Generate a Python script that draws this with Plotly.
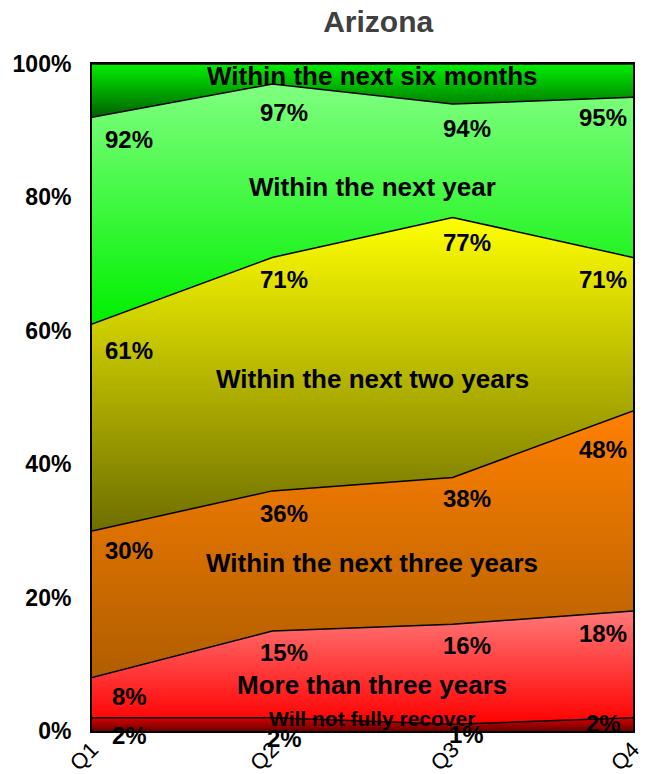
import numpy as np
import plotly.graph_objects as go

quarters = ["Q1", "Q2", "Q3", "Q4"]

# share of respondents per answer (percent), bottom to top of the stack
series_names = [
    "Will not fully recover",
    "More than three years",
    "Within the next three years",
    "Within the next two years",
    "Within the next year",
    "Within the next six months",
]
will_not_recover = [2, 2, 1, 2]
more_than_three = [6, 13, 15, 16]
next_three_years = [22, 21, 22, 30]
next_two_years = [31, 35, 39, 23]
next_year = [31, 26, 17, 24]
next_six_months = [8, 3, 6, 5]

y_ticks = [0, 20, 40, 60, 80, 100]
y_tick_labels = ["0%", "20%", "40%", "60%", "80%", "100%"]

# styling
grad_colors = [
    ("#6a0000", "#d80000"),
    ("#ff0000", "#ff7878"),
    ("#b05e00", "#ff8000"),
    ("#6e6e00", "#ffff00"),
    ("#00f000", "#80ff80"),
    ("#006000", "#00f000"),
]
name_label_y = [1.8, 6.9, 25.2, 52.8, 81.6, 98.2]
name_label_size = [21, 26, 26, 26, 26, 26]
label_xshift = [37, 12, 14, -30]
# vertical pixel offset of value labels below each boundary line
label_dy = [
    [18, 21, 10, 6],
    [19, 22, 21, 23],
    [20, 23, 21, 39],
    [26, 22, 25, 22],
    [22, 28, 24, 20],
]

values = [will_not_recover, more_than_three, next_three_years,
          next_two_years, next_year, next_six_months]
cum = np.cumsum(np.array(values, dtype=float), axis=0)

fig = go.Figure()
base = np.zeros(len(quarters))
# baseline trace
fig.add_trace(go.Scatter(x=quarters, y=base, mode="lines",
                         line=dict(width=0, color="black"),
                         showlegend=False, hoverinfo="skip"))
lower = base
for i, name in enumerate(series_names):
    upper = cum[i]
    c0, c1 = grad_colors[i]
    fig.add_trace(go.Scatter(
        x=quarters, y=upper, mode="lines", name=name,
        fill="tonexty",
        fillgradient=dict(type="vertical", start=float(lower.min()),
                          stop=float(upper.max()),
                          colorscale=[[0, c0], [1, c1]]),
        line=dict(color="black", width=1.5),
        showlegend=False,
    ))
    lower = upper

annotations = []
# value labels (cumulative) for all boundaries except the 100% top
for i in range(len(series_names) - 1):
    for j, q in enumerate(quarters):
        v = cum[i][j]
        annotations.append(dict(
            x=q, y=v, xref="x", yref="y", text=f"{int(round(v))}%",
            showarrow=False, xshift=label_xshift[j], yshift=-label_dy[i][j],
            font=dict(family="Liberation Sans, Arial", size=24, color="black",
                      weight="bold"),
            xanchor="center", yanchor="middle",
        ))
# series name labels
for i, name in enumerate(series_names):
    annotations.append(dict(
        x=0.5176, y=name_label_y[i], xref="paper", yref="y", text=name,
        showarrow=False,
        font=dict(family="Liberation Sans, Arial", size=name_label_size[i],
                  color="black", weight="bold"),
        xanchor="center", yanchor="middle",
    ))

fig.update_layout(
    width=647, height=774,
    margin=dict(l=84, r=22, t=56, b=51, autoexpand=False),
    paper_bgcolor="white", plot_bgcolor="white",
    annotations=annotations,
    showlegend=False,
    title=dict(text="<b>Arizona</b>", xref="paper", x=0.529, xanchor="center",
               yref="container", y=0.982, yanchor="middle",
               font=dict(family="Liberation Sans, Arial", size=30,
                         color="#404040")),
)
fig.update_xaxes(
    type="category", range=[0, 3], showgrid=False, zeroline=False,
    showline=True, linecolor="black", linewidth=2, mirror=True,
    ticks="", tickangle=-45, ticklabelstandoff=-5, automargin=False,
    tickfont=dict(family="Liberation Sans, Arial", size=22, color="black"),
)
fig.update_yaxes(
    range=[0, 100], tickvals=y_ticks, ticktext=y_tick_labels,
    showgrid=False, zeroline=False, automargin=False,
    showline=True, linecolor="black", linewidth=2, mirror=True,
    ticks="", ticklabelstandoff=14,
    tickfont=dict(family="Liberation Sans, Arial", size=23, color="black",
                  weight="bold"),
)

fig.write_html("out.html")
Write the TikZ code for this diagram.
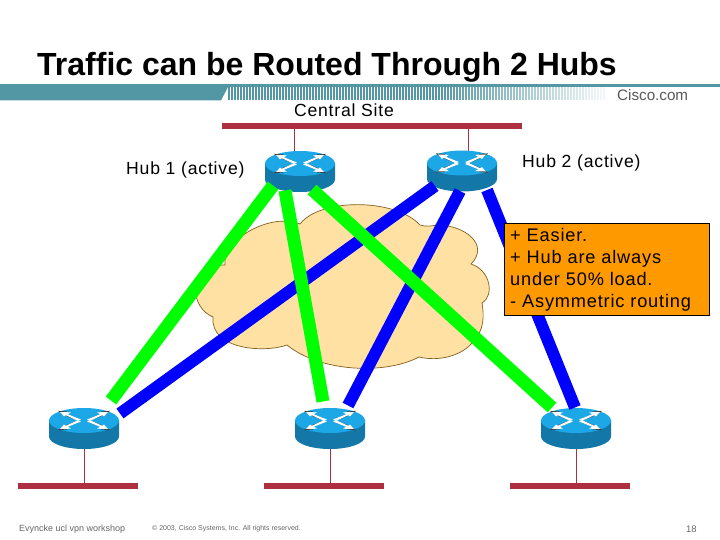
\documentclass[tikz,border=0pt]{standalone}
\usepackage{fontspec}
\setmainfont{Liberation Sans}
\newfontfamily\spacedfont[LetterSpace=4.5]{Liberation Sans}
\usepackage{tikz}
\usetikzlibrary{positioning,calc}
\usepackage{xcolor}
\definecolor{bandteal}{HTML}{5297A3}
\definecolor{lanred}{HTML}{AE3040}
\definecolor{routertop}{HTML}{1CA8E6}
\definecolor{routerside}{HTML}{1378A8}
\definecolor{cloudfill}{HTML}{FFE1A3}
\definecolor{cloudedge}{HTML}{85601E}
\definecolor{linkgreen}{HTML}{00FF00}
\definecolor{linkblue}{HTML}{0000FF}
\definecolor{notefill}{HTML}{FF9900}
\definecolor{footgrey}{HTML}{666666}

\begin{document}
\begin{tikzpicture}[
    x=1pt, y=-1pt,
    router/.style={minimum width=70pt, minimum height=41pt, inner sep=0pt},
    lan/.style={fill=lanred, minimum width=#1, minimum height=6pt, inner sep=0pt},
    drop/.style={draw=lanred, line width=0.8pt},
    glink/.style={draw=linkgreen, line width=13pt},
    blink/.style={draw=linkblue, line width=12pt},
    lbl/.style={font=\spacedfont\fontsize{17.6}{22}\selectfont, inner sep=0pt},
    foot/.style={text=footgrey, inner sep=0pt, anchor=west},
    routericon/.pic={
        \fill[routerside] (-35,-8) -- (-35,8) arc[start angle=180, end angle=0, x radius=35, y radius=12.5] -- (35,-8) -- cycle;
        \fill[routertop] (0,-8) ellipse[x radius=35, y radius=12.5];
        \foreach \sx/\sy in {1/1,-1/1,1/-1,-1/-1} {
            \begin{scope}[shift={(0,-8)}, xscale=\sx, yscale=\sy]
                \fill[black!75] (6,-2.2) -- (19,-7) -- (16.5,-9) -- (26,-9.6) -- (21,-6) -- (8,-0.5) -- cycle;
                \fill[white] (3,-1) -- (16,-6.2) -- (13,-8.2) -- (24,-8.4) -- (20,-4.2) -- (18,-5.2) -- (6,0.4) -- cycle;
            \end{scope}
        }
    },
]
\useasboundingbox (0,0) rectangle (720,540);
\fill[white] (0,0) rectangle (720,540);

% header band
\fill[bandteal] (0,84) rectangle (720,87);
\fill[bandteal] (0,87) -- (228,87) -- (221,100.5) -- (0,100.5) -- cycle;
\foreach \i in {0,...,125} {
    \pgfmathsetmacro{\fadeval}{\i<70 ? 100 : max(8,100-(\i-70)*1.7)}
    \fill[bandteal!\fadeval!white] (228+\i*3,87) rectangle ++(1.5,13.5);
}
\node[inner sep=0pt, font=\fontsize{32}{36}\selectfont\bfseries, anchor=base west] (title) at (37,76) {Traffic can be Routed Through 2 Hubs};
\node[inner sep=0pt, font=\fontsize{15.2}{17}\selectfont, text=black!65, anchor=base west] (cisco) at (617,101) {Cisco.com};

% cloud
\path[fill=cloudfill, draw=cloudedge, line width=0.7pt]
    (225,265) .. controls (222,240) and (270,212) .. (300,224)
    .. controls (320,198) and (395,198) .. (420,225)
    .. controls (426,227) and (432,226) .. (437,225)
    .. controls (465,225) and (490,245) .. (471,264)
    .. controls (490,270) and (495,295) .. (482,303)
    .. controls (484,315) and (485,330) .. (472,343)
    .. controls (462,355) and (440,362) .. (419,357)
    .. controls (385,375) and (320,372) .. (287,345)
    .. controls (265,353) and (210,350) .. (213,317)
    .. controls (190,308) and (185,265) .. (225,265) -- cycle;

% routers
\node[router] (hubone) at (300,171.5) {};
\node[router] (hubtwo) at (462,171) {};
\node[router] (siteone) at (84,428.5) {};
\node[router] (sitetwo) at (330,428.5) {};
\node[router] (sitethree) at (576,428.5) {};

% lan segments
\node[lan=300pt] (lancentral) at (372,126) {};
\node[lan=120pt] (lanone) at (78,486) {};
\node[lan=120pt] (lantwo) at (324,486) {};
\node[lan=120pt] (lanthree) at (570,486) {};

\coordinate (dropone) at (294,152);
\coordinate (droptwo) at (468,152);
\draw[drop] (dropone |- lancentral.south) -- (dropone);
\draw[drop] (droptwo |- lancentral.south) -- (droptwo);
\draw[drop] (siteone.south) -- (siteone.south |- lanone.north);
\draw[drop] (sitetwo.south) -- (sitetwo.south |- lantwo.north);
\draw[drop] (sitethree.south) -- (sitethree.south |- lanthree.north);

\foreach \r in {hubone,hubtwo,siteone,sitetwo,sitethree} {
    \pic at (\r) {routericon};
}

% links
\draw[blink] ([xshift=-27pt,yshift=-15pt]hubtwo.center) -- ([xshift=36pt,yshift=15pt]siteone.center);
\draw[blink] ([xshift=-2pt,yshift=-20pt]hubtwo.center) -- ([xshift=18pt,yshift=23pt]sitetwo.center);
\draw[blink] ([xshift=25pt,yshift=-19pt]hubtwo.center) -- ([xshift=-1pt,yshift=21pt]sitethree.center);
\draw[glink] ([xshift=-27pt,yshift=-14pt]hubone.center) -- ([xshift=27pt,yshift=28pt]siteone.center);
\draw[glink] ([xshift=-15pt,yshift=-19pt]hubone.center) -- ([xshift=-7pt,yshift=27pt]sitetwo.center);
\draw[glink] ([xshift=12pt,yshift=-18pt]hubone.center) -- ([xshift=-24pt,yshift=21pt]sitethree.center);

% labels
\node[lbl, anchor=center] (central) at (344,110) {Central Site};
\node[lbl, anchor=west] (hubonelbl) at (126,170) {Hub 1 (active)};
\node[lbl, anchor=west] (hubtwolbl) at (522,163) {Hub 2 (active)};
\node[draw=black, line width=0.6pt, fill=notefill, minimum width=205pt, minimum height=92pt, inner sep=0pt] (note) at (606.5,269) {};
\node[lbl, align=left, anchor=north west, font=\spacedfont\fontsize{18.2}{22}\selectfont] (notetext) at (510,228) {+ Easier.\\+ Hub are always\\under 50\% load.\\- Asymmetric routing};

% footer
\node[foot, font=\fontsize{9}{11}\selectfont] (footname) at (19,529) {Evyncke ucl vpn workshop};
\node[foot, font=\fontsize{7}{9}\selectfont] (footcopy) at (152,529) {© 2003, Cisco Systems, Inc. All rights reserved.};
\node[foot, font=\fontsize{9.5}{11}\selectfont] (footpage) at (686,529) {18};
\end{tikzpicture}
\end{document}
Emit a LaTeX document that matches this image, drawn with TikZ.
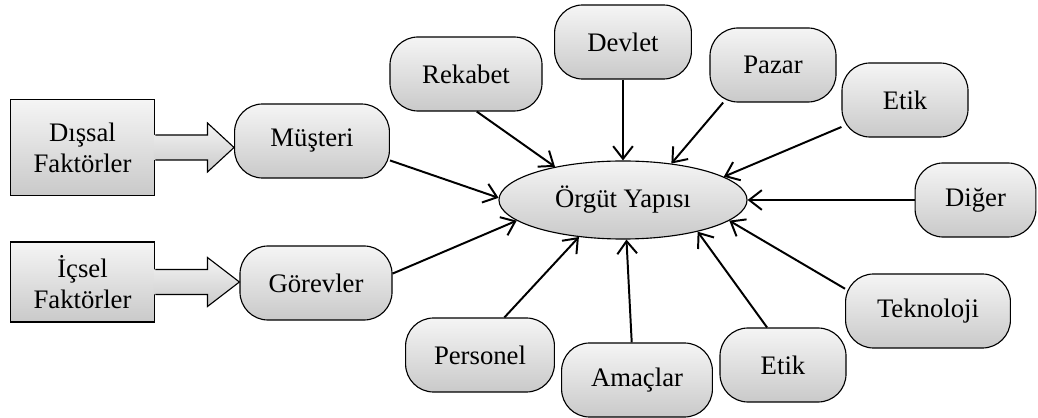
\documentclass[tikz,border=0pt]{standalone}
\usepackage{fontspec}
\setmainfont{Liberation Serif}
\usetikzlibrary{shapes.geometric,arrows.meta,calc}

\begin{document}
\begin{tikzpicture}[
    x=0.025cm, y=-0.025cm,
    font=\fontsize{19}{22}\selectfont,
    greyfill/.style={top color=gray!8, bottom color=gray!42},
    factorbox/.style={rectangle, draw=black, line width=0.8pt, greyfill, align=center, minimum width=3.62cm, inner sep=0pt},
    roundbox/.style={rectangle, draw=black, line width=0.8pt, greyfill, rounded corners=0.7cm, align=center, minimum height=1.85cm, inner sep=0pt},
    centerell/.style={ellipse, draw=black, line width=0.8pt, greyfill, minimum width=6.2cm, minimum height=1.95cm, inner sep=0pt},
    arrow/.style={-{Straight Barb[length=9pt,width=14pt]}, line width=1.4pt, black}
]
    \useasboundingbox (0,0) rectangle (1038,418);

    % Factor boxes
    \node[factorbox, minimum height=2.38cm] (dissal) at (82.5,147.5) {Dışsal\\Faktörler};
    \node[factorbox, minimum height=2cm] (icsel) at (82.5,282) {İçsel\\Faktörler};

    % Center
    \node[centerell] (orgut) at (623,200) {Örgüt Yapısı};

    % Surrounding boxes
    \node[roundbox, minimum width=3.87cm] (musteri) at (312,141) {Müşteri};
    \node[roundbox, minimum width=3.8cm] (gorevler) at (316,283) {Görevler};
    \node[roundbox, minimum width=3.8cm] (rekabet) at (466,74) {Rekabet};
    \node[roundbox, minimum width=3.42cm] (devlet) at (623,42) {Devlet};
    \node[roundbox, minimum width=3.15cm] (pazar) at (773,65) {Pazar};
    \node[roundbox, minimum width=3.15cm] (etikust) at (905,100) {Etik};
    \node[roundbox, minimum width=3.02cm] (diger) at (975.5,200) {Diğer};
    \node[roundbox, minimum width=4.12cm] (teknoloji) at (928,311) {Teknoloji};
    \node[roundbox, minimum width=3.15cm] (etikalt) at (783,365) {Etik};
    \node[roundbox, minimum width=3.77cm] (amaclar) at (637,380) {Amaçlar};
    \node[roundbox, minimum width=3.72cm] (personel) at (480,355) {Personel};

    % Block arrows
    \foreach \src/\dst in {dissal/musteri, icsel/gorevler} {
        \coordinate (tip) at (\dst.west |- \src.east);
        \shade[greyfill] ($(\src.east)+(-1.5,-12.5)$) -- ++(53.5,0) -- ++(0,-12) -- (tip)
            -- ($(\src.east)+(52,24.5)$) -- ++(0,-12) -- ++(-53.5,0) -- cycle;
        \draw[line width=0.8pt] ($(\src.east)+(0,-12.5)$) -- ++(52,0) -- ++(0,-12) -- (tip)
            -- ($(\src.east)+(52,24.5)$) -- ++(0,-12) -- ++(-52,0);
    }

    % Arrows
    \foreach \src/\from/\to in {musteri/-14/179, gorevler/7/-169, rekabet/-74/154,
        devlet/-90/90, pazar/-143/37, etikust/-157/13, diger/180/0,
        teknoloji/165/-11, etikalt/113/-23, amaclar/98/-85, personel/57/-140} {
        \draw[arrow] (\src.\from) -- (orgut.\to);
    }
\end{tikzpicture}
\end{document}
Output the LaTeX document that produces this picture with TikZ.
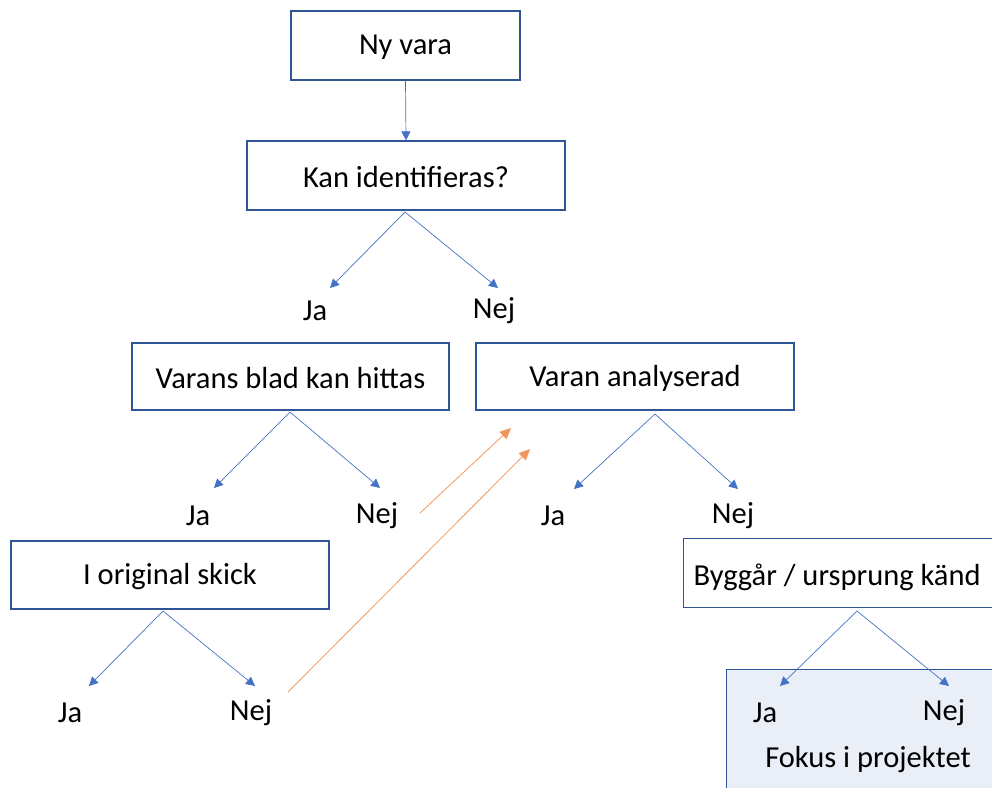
==========
◆ **The problem**
Nothing but the lines from the one with "Emit a LaTeX" through the one with "(0,0) rectangle (1038,418);" should be copied, word for word. Pictures are left out.

◆ **Answer to this task**
Emit a LaTeX document that matches this image, drawn with TikZ.
\documentclass[tikz,border=0pt]{standalone}
\usepackage{fontspec}
\setmainfont{Liberation Serif}
\usetikzlibrary{shapes.geometric,arrows.meta,calc}

\begin{document}
\begin{tikzpicture}[
    x=0.025cm, y=-0.025cm,
    font=\fontsize{19}{22}\selectfont,
    greyfill/.style={top color=gray!8, bottom color=gray!42},
    factorbox/.style={rectangle, draw=black, line width=0.8pt, greyfill, align=center, minimum width=3.62cm, inner sep=0pt},
    roundbox/.style={rectangle, draw=black, line width=0.8pt, greyfill, rounded corners=0.7cm, align=center, minimum height=1.85cm, inner sep=0pt},
    centerell/.style={ellipse, draw=black, line width=0.8pt, greyfill, minimum width=6.2cm, minimum height=1.95cm, inner sep=0pt},
    arrow/.style={-{Straight Barb[length=9pt,width=14pt]}, line width=1.4pt, black}
]
    \useasboundingbox (0,0) rectangle (1038,418);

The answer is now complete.